━━━ GIVEN MATERIAL
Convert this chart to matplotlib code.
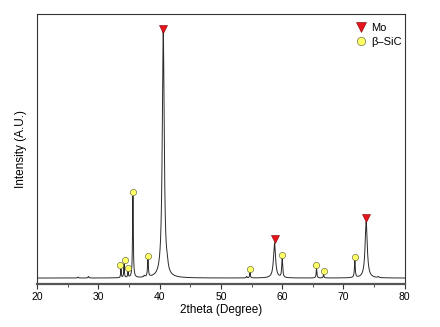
import numpy as np
import matplotlib.pyplot as plt
from matplotlib.lines import Line2D

plt.rcParams['font.family'] = ['Liberation Sans', 'DejaVu Sans']

# peak list: position (deg), height (a.u.), half width (deg)
peak_pos = [26.7, 28.4, 33.7, 34.2, 34.85, 35.65, 37.5, 38.1, 40.6, 41.25,
            54.2, 54.75, 58.75, 60.0, 65.6, 66.75, 71.85, 73.7, 75.7]
peak_height = [4, 6, 35, 55, 26, 330, 6, 74, 1000, 22,
               6, 22, 142, 78, 38, 14, 70, 228, 4]
peak_width = [0.08, 0.08, 0.06, 0.06, 0.06, 0.07, 0.1, 0.08, 0.19, 0.14,
              0.08, 0.07, 0.2, 0.09, 0.07, 0.07, 0.08, 0.21, 0.1]

# phase markers
mo_x = [40.55, 58.75, 73.65]
mo_y = [1010, 160, 245]
sic_x = [33.5, 34.35, 34.9, 35.65, 38.05, 54.7, 60.0, 65.55, 66.75, 71.85]
sic_y = [51, 72, 42, 348, 89, 35, 94, 51, 28, 84]


def main():
    tt = np.arange(20, 80.001, 0.01)
    inten = np.zeros_like(tt)
    for c, h, w in zip(peak_pos, peak_height, peak_width):
        inten += h / (1 + ((tt - c) / w) ** 2)

    fig = plt.figure(figsize=(4.4, 3.27), dpi=100)
    ax = fig.add_axes([0.084, 0.1315, 0.836, 0.8255])
    ax.plot(tt, inten, color='#2a2a2a', lw=0.7)
    ax.plot(mo_x, mo_y, 'v', ms=6, color='#e8141c', mec='#7a0000', mew=0.4)
    ax.plot(sic_x, sic_y, 'o', ms=4.5, color='#ffff66', mec='#555533', mew=0.4)

    ax.set_xlim(20, 80)
    ax.set_ylim(-24, 1069)
    ax.set_xticks(range(20, 81, 10))
    ax.set_xticks(range(25, 80, 10), minor=True)
    ax.set_yticks([])
    ax.tick_params(axis='x', which='major', direction='out', length=3.5,
                   width=0.8, labelsize=7.5, pad=2, color='#333333')
    ax.tick_params(axis='x', which='minor', direction='out', length=2,
                   width=0.6, color='#333333')
    for s in ax.spines.values():
        s.set_color('#333333')
        s.set_linewidth(0.8)
    ax.spines['bottom'].set_linewidth(1.6)
    ax.spines['bottom'].set_color('#555555')

    ax.set_xlabel('2theta (Degree)', fontsize=8.5, labelpad=2)
    ax.set_ylabel('Intensity (A.U.)', fontsize=8.5, labelpad=7)

    handles = [Line2D([], [], ls='', marker='v', ms=7.5, color='#e8141c',
                      mec='#7a0000', mew=0.4),
               Line2D([], [], ls='', marker='o', ms=6, color='#ffff66',
                      mec='#555533', mew=0.4)]
    ax.legend(handles, ['Mo', 'β–SiC'], loc='upper right', frameon=False,
              fontsize=8, handletextpad=0.3, labelspacing=0.35,
              borderaxespad=0.3, handlelength=1.2, bbox_to_anchor=(1.013, 0.995))

    fig.savefig('out.png', dpi=100)


if __name__ == '__main__':
    main()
━━━━━━
* TASK OBJECTIVE:
Every line from the start of the listing above through the line with "color='#ffff66', mec='#555533', mew=0.4)" should be repeated exactly; skip the pictures and add nothing else.

* SOLUTION TO THIS TASK:
Convert this chart to matplotlib code.
import numpy as np
import matplotlib.pyplot as plt
from matplotlib.lines import Line2D

plt.rcParams['font.family'] = ['Liberation Sans', 'DejaVu Sans']

# peak list: position (deg), height (a.u.), half width (deg)
peak_pos = [26.7, 28.4, 33.7, 34.2, 34.85, 35.65, 37.5, 38.1, 40.6, 41.25,
            54.2, 54.75, 58.75, 60.0, 65.6, 66.75, 71.85, 73.7, 75.7]
peak_height = [4, 6, 35, 55, 26, 330, 6, 74, 1000, 22,
               6, 22, 142, 78, 38, 14, 70, 228, 4]
peak_width = [0.08, 0.08, 0.06, 0.06, 0.06, 0.07, 0.1, 0.08, 0.19, 0.14,
              0.08, 0.07, 0.2, 0.09, 0.07, 0.07, 0.08, 0.21, 0.1]

# phase markers
mo_x = [40.55, 58.75, 73.65]
mo_y = [1010, 160, 245]
sic_x = [33.5, 34.35, 34.9, 35.65, 38.05, 54.7, 60.0, 65.55, 66.75, 71.85]
sic_y = [51, 72, 42, 348, 89, 35, 94, 51, 28, 84]


def main():
    tt = np.arange(20, 80.001, 0.01)
    inten = np.zeros_like(tt)
    for c, h, w in zip(peak_pos, peak_height, peak_width):
        inten += h / (1 + ((tt - c) / w) ** 2)

    fig = plt.figure(figsize=(4.4, 3.27), dpi=100)
    ax = fig.add_axes([0.084, 0.1315, 0.836, 0.8255])
    ax.plot(tt, inten, color='#2a2a2a', lw=0.7)
    ax.plot(mo_x, mo_y, 'v', ms=6, color='#e8141c', mec='#7a0000', mew=0.4)
    ax.plot(sic_x, sic_y, 'o', ms=4.5, color='#ffff66', mec='#555533', mew=0.4)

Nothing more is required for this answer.